During WWII in Amsterdam, Carla Peperzak was a Jewish teenager (who grew up with Anne and Margot Frank) who obtained a non-Jewish ID and risked her life to hide fellow Jews during the Holocaust. Joining the Dutch underground, she fought the war by forging IDs helping many to escape. Today as 102 year-old Spokane resident, Peperzak speaks to classes, schools, and organizations about her experiences during WWII and the importance of building respect for one another so that what she went through can never again happen.
Since 2022, producer Kristine F. Hoover and filmmaker Clement Lye have been interviewing and following Carla’s journey. The result was a locally made, feature length documentary that caught fire. Since January 2025, Carla the Rescuer has screened in 32 states and 7 countries outside the United States.
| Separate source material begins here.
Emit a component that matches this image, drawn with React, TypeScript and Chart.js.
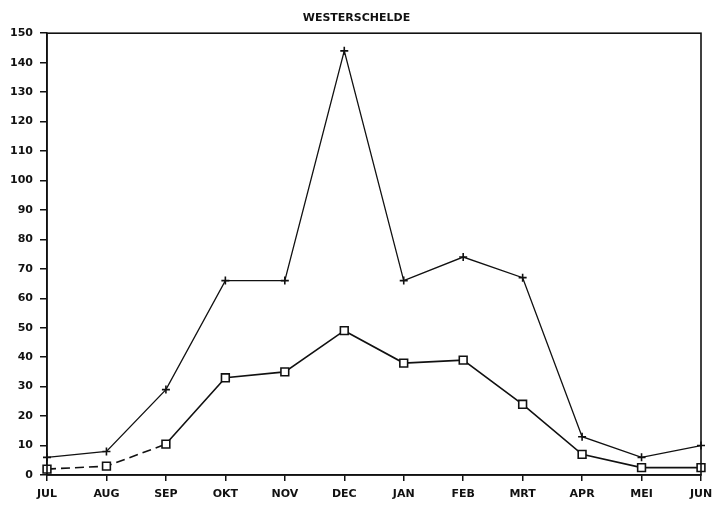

It has drawn the attention of the Anne Frank Center USA, which held a special screening for their entire mailing list. This led the Center to plant a sapling from Anne Frank’s Chestnut tree in Spokane to honor Carla’s tireless work. Carla the Rescuer won the Best Picture Audience Award at the Spokane Jewish Film Festival and for the first time, they were able to feature a film about a local heroine made by a local filmmaker to two sold out screenings.
The filmmakers have already screened the film for more than 1000 students. Locally, they have screened the film for 400 students at University High School. Spokane International Academy also held a screening for their 6th graders. In late September 2024, over 200 students from Coeur d’Alene school districts watched the film at the Kroc Center where Carla herself held a Q&A over Zoom with the students. The line of students with questions stretched to the back of the theater.
The feedback they received from students and teachers at each event was overwhelming.
One educator wrote: “Unanimously, (teachers) thought Carla’s story was gripping and an excellent companion piece for students learning about the Holocaust, especially the many groups that read Anne Frank’s diary each year…(Teachers) also echoed the sentiment that a 45-minute version comprised principally of Carla, her family, and the school scenes would cement this film as an educational tool.”
With SAGA support, the filmmakers will edit down the feature length documentary, Carla the Rescuer, to a length more manageable for a 1-hr classroom period while simultaneously developing accompanying artifacts and materials including maps, Carla’s ID’s, photographs, and tools that the Dutch resistance used to subvert Nazi occupiers. SAGA will also assist in packaging the educational tool (with and without lesson plans) so it is ready for middle school and high school teachers in Washington and Idaho. The finished materials will be marketed through existing partnerships such as the Holocaust Center for Humanity, Gonzaga University, Anne Frank Center USA, Film Pittsburgh’s Teen Screen and other organizations.